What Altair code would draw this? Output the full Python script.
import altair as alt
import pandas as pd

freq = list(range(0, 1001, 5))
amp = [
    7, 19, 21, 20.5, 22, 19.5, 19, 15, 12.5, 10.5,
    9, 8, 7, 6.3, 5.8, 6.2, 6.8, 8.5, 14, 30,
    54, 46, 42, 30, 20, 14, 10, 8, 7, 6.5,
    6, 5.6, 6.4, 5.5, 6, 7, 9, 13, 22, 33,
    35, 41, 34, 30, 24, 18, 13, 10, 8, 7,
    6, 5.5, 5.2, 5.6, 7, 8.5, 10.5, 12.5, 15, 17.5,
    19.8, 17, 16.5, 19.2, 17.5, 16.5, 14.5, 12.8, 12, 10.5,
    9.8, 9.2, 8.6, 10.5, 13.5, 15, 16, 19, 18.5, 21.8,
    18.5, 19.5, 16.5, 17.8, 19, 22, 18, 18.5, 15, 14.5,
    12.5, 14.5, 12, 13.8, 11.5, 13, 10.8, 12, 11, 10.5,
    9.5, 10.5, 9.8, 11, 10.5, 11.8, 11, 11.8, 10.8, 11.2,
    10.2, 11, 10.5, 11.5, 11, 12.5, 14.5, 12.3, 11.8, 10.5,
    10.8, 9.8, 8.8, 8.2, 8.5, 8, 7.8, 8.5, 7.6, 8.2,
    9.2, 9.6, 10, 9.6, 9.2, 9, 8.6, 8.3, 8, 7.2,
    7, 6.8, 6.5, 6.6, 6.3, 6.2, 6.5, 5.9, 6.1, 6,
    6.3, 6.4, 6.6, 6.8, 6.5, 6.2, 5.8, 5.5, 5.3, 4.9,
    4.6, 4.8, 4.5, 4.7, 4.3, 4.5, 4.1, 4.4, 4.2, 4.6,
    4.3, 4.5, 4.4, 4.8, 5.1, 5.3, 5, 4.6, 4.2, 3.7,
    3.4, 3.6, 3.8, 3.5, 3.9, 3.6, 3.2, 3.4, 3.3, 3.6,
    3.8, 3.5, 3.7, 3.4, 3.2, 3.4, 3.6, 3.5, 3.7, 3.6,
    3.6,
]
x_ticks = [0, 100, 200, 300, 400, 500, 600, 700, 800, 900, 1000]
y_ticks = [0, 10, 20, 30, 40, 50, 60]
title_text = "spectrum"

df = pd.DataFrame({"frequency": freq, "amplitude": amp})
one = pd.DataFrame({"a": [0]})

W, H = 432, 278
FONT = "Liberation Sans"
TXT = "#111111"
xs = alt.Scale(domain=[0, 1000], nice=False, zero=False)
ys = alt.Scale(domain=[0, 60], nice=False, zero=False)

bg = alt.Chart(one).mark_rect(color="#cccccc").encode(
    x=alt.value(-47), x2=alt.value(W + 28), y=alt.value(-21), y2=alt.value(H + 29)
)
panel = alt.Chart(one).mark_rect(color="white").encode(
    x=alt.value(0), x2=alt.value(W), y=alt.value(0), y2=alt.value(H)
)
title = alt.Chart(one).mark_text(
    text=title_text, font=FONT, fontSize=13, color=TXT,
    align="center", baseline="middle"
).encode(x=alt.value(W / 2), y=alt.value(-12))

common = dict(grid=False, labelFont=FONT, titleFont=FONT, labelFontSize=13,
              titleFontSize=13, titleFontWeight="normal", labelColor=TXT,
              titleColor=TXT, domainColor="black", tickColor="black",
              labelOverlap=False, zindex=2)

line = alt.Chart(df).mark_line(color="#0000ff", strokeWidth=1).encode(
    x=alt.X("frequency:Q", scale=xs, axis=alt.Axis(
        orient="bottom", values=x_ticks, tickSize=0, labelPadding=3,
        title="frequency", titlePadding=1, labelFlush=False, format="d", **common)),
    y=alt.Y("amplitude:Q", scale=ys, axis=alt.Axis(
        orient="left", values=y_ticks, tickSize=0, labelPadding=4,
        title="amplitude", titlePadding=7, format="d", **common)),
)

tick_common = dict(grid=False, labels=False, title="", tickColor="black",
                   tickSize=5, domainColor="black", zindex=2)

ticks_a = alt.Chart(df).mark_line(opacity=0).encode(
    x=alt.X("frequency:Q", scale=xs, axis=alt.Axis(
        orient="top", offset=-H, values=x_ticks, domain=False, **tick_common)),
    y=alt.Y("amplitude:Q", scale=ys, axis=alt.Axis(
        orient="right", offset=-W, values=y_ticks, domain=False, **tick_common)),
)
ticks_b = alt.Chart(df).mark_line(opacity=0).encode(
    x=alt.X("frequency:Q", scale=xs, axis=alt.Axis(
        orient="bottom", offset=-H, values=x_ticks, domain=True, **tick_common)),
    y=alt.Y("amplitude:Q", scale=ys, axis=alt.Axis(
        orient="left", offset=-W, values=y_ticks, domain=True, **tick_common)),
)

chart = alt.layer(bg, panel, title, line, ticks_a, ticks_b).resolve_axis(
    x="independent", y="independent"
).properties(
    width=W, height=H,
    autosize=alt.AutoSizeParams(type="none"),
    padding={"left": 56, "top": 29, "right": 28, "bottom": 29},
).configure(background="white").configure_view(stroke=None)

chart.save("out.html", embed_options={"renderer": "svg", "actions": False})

+++

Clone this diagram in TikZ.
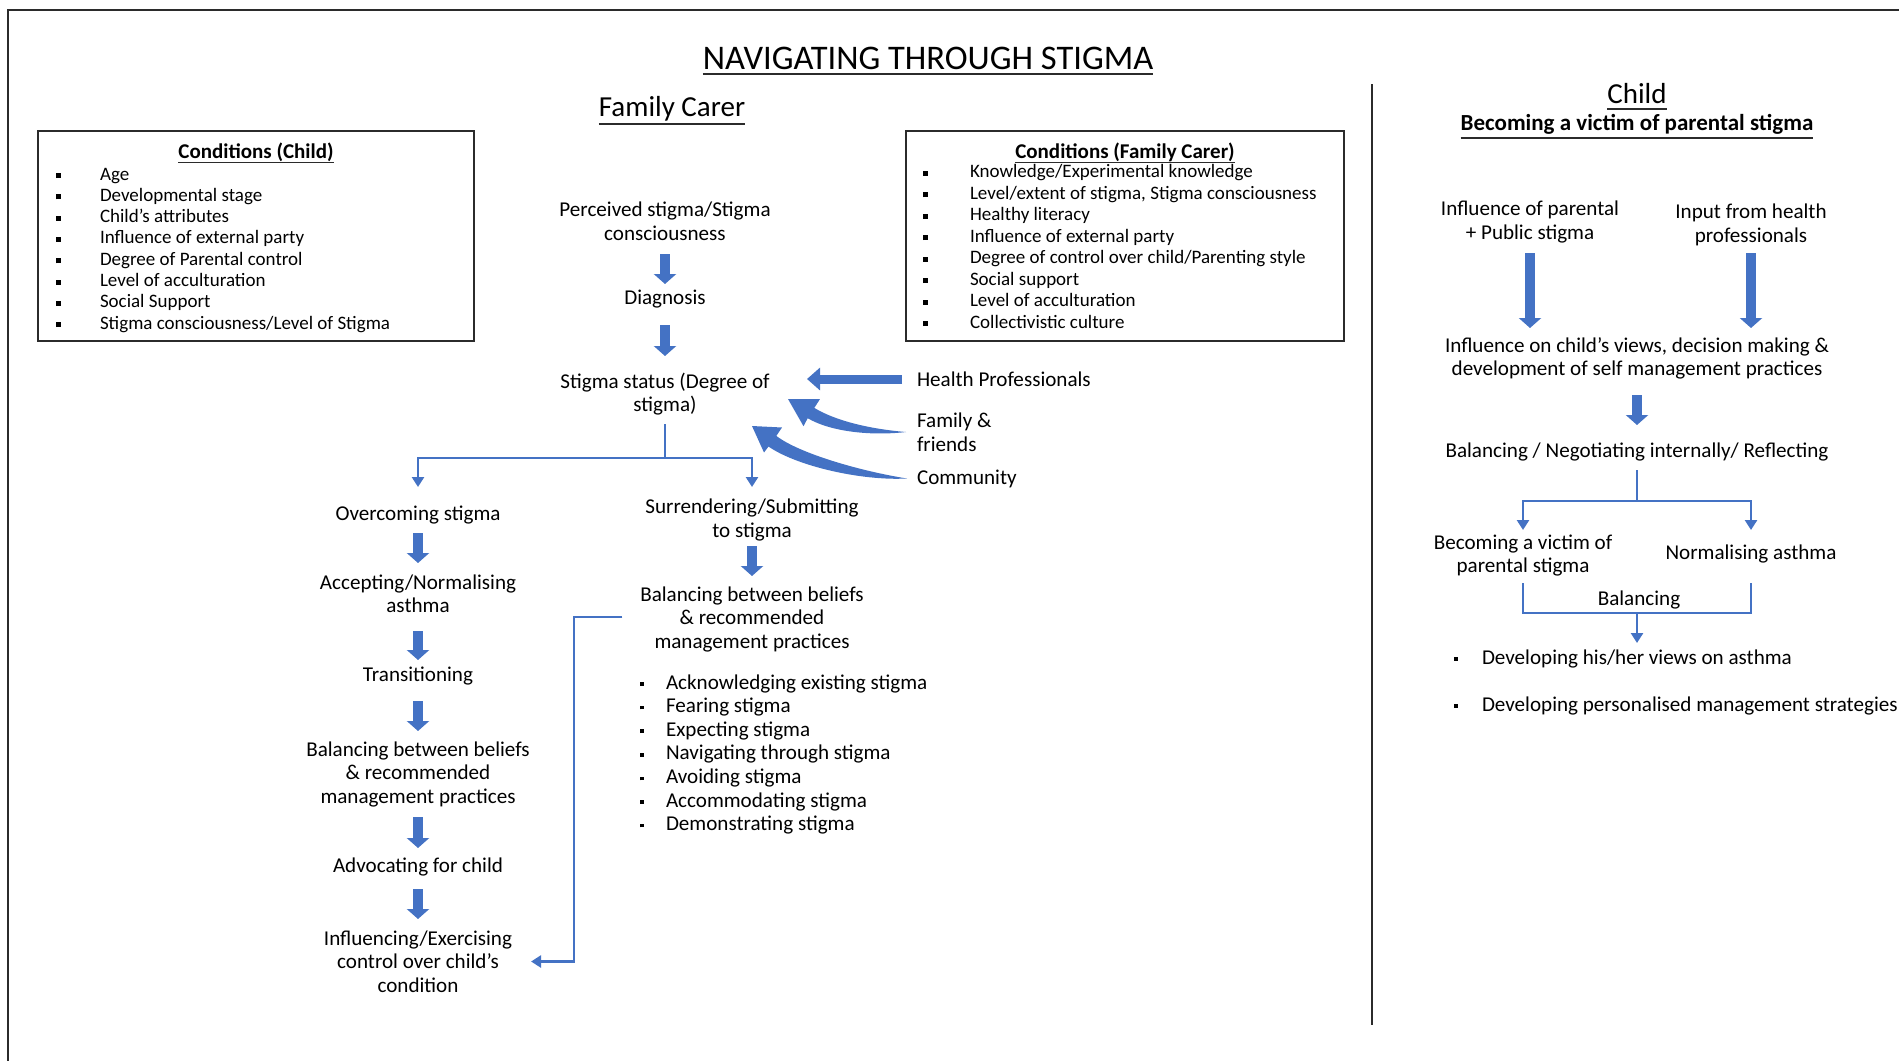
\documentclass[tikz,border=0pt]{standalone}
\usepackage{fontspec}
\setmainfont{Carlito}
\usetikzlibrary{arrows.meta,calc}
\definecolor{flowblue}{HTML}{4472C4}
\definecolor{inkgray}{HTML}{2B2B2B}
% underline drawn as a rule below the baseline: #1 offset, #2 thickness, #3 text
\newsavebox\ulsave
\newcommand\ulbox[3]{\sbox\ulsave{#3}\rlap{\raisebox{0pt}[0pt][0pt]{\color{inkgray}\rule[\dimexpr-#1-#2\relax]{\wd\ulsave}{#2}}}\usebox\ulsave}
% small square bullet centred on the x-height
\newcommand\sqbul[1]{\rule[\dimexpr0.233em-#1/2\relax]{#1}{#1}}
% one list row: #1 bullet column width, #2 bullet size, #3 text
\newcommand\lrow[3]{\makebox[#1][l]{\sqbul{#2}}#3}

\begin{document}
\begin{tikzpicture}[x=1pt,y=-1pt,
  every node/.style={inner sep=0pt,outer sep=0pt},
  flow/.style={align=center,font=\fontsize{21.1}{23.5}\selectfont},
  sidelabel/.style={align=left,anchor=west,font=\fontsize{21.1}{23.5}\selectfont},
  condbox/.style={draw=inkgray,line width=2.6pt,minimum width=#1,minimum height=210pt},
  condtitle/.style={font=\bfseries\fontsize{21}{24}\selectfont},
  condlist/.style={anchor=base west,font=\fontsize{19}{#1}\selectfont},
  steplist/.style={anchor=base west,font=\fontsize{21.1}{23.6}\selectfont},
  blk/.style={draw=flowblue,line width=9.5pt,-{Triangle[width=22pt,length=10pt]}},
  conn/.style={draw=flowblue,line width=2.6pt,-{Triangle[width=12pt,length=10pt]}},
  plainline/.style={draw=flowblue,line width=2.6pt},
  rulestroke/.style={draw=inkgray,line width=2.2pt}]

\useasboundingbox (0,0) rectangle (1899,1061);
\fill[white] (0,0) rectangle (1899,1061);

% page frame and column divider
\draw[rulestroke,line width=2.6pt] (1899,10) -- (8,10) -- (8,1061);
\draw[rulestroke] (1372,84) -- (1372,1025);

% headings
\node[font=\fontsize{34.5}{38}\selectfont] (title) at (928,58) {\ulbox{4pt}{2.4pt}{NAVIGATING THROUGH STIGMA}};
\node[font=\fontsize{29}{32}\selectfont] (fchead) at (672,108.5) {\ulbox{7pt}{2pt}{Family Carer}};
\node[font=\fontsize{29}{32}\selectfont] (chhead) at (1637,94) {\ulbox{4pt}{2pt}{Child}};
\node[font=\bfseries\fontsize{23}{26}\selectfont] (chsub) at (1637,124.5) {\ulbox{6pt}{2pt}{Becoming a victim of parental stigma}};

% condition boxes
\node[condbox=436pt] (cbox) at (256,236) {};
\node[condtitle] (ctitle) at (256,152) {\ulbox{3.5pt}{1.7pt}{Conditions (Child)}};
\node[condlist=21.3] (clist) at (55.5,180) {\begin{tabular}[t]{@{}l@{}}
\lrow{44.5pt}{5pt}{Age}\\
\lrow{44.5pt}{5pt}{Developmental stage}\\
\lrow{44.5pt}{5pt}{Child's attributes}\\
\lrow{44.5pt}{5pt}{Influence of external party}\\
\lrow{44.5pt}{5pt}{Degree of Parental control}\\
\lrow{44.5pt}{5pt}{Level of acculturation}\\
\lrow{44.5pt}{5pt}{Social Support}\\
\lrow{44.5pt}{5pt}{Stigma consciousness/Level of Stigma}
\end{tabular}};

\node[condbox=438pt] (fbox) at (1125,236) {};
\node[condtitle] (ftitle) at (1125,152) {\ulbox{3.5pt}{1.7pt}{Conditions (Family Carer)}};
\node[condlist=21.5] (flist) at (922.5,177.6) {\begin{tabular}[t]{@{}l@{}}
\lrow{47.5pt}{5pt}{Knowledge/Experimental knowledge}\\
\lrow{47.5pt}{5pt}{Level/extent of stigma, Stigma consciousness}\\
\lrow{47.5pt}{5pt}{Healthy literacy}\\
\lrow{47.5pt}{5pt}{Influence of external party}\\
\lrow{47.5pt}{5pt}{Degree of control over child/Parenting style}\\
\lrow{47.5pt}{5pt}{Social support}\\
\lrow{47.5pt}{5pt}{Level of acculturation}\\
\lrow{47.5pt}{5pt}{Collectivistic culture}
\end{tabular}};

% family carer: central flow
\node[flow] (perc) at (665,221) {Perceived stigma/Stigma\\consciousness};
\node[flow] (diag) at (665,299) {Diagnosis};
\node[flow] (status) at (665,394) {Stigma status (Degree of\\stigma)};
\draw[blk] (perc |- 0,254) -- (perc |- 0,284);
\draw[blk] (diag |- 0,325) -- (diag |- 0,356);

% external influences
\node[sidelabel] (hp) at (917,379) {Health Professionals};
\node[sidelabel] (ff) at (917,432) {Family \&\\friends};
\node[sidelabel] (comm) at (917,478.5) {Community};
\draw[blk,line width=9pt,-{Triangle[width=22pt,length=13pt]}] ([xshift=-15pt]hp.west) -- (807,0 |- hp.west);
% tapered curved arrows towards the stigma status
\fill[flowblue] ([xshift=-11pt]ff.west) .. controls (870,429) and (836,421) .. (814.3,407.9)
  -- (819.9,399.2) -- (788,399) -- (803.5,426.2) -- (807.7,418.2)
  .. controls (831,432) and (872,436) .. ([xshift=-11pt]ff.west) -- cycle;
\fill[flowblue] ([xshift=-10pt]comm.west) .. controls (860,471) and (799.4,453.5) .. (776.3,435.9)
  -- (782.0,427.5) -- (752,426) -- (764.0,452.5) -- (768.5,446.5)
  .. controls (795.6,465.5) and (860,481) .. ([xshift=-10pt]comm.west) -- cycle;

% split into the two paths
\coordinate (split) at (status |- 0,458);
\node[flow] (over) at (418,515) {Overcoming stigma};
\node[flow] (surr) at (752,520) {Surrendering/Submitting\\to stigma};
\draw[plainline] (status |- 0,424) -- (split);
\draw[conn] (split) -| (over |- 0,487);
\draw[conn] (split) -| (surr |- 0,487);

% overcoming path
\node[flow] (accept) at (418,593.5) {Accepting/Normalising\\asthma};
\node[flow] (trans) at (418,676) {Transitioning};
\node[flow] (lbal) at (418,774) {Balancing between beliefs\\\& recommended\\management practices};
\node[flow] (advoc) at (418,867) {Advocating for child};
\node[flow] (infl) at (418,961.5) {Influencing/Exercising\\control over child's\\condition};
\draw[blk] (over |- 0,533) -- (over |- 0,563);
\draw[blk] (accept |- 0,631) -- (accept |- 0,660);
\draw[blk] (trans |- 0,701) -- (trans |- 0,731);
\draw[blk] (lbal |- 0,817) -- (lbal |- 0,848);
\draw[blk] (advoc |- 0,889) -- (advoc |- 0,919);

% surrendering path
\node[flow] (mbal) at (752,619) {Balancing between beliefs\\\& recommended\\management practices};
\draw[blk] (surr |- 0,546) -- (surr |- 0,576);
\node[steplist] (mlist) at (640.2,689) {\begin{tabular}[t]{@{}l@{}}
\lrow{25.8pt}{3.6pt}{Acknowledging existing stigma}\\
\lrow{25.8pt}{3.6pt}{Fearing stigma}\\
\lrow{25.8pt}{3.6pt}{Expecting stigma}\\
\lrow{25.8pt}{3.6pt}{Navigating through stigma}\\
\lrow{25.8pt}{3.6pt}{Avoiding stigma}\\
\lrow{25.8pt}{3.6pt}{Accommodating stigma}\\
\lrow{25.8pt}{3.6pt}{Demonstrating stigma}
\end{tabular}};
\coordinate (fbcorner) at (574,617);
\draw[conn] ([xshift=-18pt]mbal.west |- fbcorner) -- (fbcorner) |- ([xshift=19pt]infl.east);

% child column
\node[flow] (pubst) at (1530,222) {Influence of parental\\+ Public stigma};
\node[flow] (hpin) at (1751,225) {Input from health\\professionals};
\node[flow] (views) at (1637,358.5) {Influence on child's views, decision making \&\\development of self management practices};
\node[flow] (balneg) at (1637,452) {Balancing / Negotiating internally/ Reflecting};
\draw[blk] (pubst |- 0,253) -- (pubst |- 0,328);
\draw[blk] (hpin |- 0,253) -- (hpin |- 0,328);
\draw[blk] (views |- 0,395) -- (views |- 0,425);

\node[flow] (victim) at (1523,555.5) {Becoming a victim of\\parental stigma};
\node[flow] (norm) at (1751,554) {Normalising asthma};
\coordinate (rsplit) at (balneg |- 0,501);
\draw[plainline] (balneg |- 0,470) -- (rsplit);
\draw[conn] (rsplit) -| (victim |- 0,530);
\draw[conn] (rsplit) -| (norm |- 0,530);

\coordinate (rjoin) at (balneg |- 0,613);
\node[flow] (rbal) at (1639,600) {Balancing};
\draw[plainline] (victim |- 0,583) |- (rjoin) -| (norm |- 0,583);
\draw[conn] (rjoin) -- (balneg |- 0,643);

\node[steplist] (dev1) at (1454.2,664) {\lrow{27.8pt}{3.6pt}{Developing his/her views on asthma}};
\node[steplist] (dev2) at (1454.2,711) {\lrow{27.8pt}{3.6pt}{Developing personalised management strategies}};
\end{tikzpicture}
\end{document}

+++

_Objective_
Collect every line with the string "this" from the records, and copy each.

_Expected answer_
What Altair code would draw this? Output the full Python script.
Clone this diagram in TikZ.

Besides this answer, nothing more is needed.